Recent teacher professional development has focused on raising students’ engagement and achievement. It recognises the need to establish caring relationships with students, to be aware of and affirm their identity as learners. It supports teachers to develop culturally responsive contexts for learning and school leaders to develop organisational structures to enable this tailoring of the curriculum.

Leadership

Effective leadership is the key to developing a learning community where all systems and structures work together towards a common purpose, focusing on what is best for students. Robinson et al identify eight key dimensions to leadership and the knowledge, skills and dispositions that underpin these.

Figure 1: The knowledge, skills and dispositions underpinning the leadership dimensions 13

the graph shows 8 leadership dimensions they are 1-establishing goals and expectations, 2-resourcing strategically, 3-planning coordinating and evaluating teaching and the curriculum, 4-pormoting and participating in teacher learning and development, 5-ensuring an orderly and supportive environment, 6-creating educationally powerful connections, 7-engaging in constructive problem talk, 8-selectin developing and using smart tools, off to the right connected by arrows are four boxes reading Ensure administrative decisions are informed by knowledge about effective pedagogy, Analyse and solve complex problems, build relational trust and engage in open to learning conversations.

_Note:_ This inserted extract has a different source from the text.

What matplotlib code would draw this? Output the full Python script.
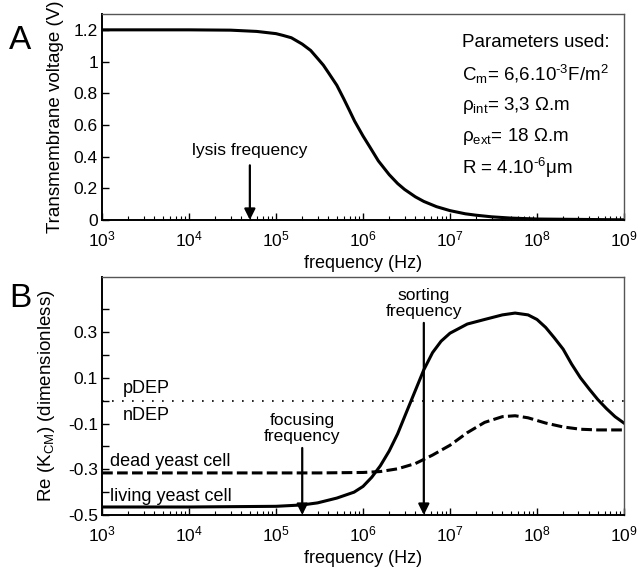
import matplotlib
matplotlib.use("Agg")
import matplotlib.pyplot as plt
import numpy as np
from matplotlib.ticker import LogLocator, NullFormatter

plt.rcParams['font.family'] = ['Liberation Sans', 'DejaVu Sans']
plt.rcParams['mathtext.fontset'] = 'custom'
plt.rcParams['mathtext.rm'] = 'Liberation Sans'
plt.rcParams['mathtext.it'] = 'Liberation Sans:italic'
plt.rcParams['mathtext.bf'] = 'Liberation Sans:bold'

# panel A: transmembrane voltage vs frequency
freq_a = [1e3, 1e4, 3e4, 6e4, 1e5, 1.2e5, 1.5e5, 2e5, 2.5e5, 3e5, 3.5e5,
          4e5, 5e5, 6e5, 7e5, 8e5, 1e6, 1.2e6, 1.5e6, 2e6, 2.5e6, 3e6, 4e6,
          5e6, 7e6, 1e7, 1.5e7, 2e7, 3e7, 5e7, 1e8, 1e9]
volt_a = [1.2, 1.2, 1.198, 1.19, 1.176, 1.165, 1.15, 1.11, 1.07, 1.02, 0.977,
          0.93, 0.85, 0.765, 0.69, 0.624, 0.53, 0.46, 0.373, 0.286, 0.23,
          0.193, 0.146, 0.117, 0.084, 0.059, 0.039, 0.03, 0.02, 0.012,
          0.006, 0.001]
lysis_freq = 5e4

# panel B: Re(K_CM) for living / dead yeast cells
freq_live = [1e3, 1e4, 1e5, 2e5, 3e5, 5e5, 7.9e5, 1e6, 1.26e6, 1.58e6, 2e6,
             2.5e6, 3.16e6, 4e6, 5e6, 6.3e6, 7.9e6, 1e7, 1.58e7, 2.5e7, 4e7,
             5.6e7, 7.9e7, 1e8, 1.26e8, 1.58e8, 2e8, 2.5e8, 3.16e8, 4e8,
             5e8, 6.3e8, 7.9e8, 1e9]
re_live = [-0.465, -0.465, -0.462, -0.456, -0.447, -0.426, -0.4, -0.375,
           -0.335, -0.285, -0.22, -0.145, -0.05, 0.045, 0.135, 0.21, 0.26,
           0.295, 0.335, 0.355, 0.375, 0.383, 0.375, 0.355, 0.32, 0.275,
           0.225, 0.16, 0.1, 0.05, 0.005, -0.035, -0.07, -0.098]
freq_dead = [1e3, 1e5, 3.16e5, 1e6, 1.58e6, 2.5e6, 4e6, 6.3e6, 1e7, 1.58e7,
             2.5e7, 4e7, 5.6e7, 7.9e7, 1.26e8, 2e8, 3.16e8, 5e8, 1e9]
re_dead = [-0.316, -0.316, -0.316, -0.314, -0.31, -0.298, -0.275, -0.238,
           -0.195, -0.14, -0.095, -0.07, -0.066, -0.075, -0.098, -0.115,
           -0.125, -0.128, -0.128]
focus_freq = 2e5
sort_freq = 5e6

params = ["Parameters used:",
          r"C$_\mathrm{m}$= 6,6.10$^{\mathrm{‐3}}$F/m$^\mathrm{2}$",
          r"ρ$_\mathrm{int}$= 3,3 Ω.m",
          r"ρ$_\mathrm{ext}$= 18 Ω.m",
          r"R = 4.10$^\mathrm{‐6}$μm"]

xticks = [1e3, 1e4, 1e5, 1e6, 1e7, 1e8, 1e9]
xticklabels = [r"10$^\mathrm{%d}$" % int(np.log10(t)) for t in xticks]


def style_axis(ax):
    ax.set_xscale("log")
    ax.set_xlim(1e3, 1e9)
    ax.set_xticks(xticks)
    ax.set_xticklabels(xticklabels)
    ax.xaxis.set_minor_locator(LogLocator(base=10, subs=np.arange(2, 10)))
    ax.xaxis.set_minor_formatter(NullFormatter())
    ax.tick_params(axis="both", which="major", direction="in", length=5,
                   width=1, labelsize=12.5, top=False, right=False)
    ax.tick_params(axis="both", which="minor", direction="in", length=3,
                   width=0.8, top=False, right=False)
    ax.tick_params(axis="x", pad=7)
    ax.tick_params(axis="y", pad=3)
    for side in ["top", "right"]:
        ax.spines[side].set_color("#555555")
        ax.spines[side].set_linewidth(1)
    for side in ["left", "bottom"]:
        ax.spines[side].set_linewidth(1.4)
    ax.set_xlabel("frequency (Hz)", fontsize=13, labelpad=4)


arrow = dict(arrowstyle="-|>,head_length=0.5,head_width=0.25", lw=1.6,
             color="black", mutation_scale=13, shrinkA=0, shrinkB=0)

fig = plt.figure(figsize=(6.38, 5.69), dpi=100)
ax1 = fig.add_axes([0.16, 0.6134, 0.818, 0.362])
ax2 = fig.add_axes([0.16, 0.0949, 0.818, 0.418])

# --- panel A
ax1.plot(freq_a, volt_a, color="black", lw=2.2)
ax1.set_ylim(0, 1.3)
ax1.set_yticks([0, 0.2, 0.4, 0.6, 0.8, 1, 1.2])
ax1.set_yticklabels(["0", "0.2", "0.4", "0.6", "0.8", "1", "1.2"])
style_axis(ax1)
ax1.set_ylabel("Transmembrane voltage (V)", fontsize=13.5, labelpad=7)
ax1.annotate("", xy=(lysis_freq, 0.0), xytext=(lysis_freq, 0.345),
             arrowprops=arrow)
ax1.text(lysis_freq, 0.39, "lysis frequency", ha="center", va="bottom",
         fontsize=12.5)
for i, line in enumerate(params):
    ax1.text(0.69, 0.86 - 0.152 * i, line, transform=ax1.transAxes,
             ha="left", va="center", fontsize=13.5)
fig.text(0.014, 0.928, "A", fontsize=24, ha="left", va="center")

# --- panel B
ax2.plot(freq_live, re_live, color="black", lw=2.2)
ax2.plot(freq_dead, re_dead, color="black", lw=2.2, ls=(0, (3.5, 1.4)))
ax2.axhline(0, color="black", lw=1.2, ls=(0, (1, 5)))
ax2.set_ylim(-0.5, 0.54)
ax2.set_yticks(np.round(np.arange(-0.5, 0.45, 0.1), 1))
ax2.set_yticklabels(["-0.5", "", "-0.3", "", "-0.1", "", "0.1", "", "0.3", ""])
style_axis(ax2)
ax2.set_ylabel(r"Re (K$_\mathrm{CM}$) (dimensionless)", fontsize=13.5,
               labelpad=8)
ax2.annotate("", xy=(focus_freq, -0.5), xytext=(focus_freq, -0.207),
             arrowprops=arrow)
ax2.annotate("", xy=(sort_freq, -0.5), xytext=(sort_freq, 0.34),
             arrowprops=arrow)
ax2.text(focus_freq, -0.19, "focusing\nfrequency", ha="center", va="bottom",
         fontsize=12.5, linespacing=1.1)
ax2.text(sort_freq, 0.355, "sorting\nfrequency", ha="center", va="bottom",
         fontsize=12.5, linespacing=1.1)
ax2.text(1.75e3, 0.055, "pDEP", ha="left", va="center", fontsize=13)
ax2.text(1.75e3, -0.067, "nDEP", ha="left", va="center", fontsize=13)
ax2.text(1.24e3, -0.264, "dead yeast cell", ha="left", va="center",
         fontsize=13)
ax2.text(1.24e3, -0.417, "living yeast cell", ha="left", va="center",
         fontsize=13)
fig.text(0.014, 0.475, "B", fontsize=24, ha="left", va="center")

fig.savefig("out.png", dpi=100)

Principals have to be consummate change managers, always in determined pursuit of goals (Robinson, 2009: p.202). Developing the systems and processes that are most effective in raising student achievement across a school can be a challenge. Schools that succeed in this have developed the internal capacity to manage change. The leadership is strong and teachers work together in a climate of support and trust. The impact of such a climate on teachers’ performance and students’ outcomes is illustrated in the diagram below.

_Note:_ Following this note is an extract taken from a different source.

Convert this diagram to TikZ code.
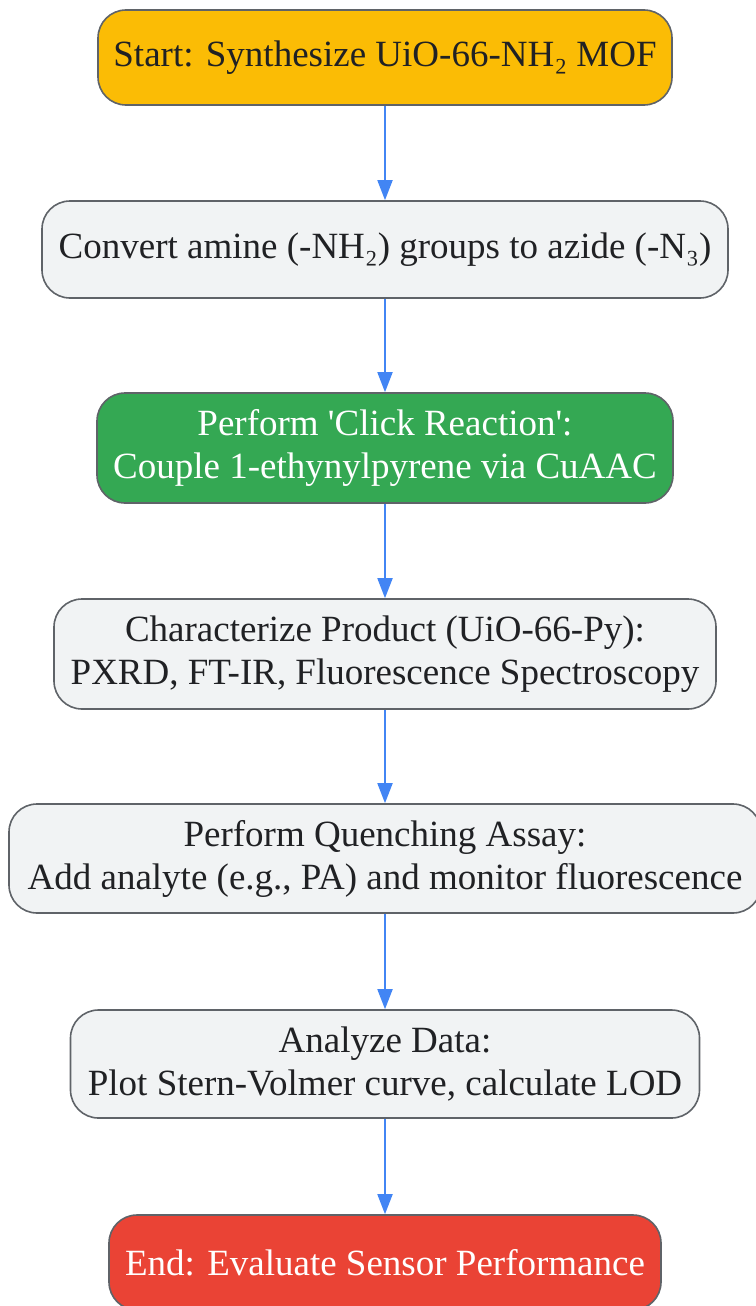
\documentclass[tikz,border=0pt]{standalone}
\usepackage{fontspec}
\setmainfont{Liberation Serif}
\usetikzlibrary{arrows.meta}

\definecolor{startyellow}{HTML}{FBBC05}
\definecolor{stepgray}{HTML}{F1F3F4}
\definecolor{clickgreen}{HTML}{34A853}
\definecolor{endred}{HTML}{EA4335}
\definecolor{edgegray}{HTML}{5F6368}
\definecolor{flowblue}{HTML}{4285F4}
\definecolor{textdark}{HTML}{202124}

\tikzset{
  box/.style={draw=edgegray, line width=1.6pt, rounded corners=28pt, align=center,
    inner sep=0pt, font=\fontsize{37}{43}\selectfont, text=textdark},
  flow/.style={draw=flowblue, line width=1.8pt, -{Triangle[length=20pt,width=15pt]}}
}

\begin{document}
\begin{tikzpicture}[x=1pt,y=-1pt]

            \useasboundingbox (0,0) rectangle (755,1306);

            \node[box, fill=startyellow, minimum width=574pt, minimum height=95pt] (start) at (385,57.5) {Start: Synthesize UiO-66-NH₂ MOF};
            \node[box, fill=stepgray, minimum width=686pt, minimum height=97pt] (convert) at (385,249.5) {Convert amine (-NH₂) groups to azide (-N₃)};
            \node[box, fill=clickgreen, text=white, minimum width=576pt, minimum height=110pt] (click) at (385,448) {Perform \textquotesingle Click Reaction\textquotesingle:\\Couple 1-ethynylpyrene via CuAAC};
            \node[box, fill=stepgray, minimum width=662pt, minimum height=110pt] (charac) at (385,654) {Characterize Product (UiO-66-Py):\\PXRD, FT-IR, Fluorescence Spectroscopy};
            \node[box, fill=stepgray, minimum width=752pt, minimum height=109pt] (quench) at (385,858.5) {Perform Quenching Assay:\\Add analyte (e.g., PA) and monitor fluorescence};
            \node[box, fill=stepgray, minimum width=629pt, minimum height=108pt] (analyze) at (385,1064) {Analyze Data:\\Plot Stern-Volmer curve, calculate LOD};
            \node[box, fill=endred, text=white, minimum width=552pt, minimum height=95pt] (end) at (385,1262.5) {End: Evaluate Sensor Performance};

            \draw[flow] (start) -- (convert);
            \draw[flow] (convert) -- (click);
            \draw[flow] (click) -- (charac);
            \draw[flow] (charac) -- (quench);
            \draw[flow] (quench) -- (analyze);
            \draw[flow] (analyze) -- (end);

\end{tikzpicture}
\end{document}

Figure 2: How relational trust operates in a school 14

this image shows how relational trust operates in a school the first section under the heading determinants of relational trust there are four boxes which read interpersonal respect, personal regard for others, competence in the role and personal integrity these have a connecting arrow to the box on the right named relational trust, this then connects over to the next section named consequences of high relational trust which has two sections one for teachers and schools and one for students.  Under teachers and schools there are four boxes reading positive attitude to innovation and risk, more outreach to parents, enhanced commitment and enhanced professional community.  Under students there are two boxes reading improving academic outcomes in high trust schools and higher likelihood of positive social outcomes

It is clear that the social elements of the school have considerable importance in contributing to a successful school. Chapman suggests that if schools ignore social elements then any change tends to be short lived and not necessarily effective. Furthermore, he identifies one of the key challenges to developing sophisticated school improvement as contextualising those improvements; matching improvement strategies to [the] individual needs of the school.15

As advisor to the board of trustees, the principal keeps trustees informed of progress for students, how effective any initiatives have been, how well students are achieving, what else needs to be done, and what resources are needed to effect the improvement. The role of the principal and other leaders in the school is pivotal.

Governance

High functioning boards have reliable self-review practices, with rich data to interrogate and so determine what is effective for their students. In this context, trustees should be interrogating attendance data, disciplinary data, achievement data and leavers’ destinations, paying special attention to priority learners to inform their decisions about resources needed to keep every student in the school engaged and achieving success.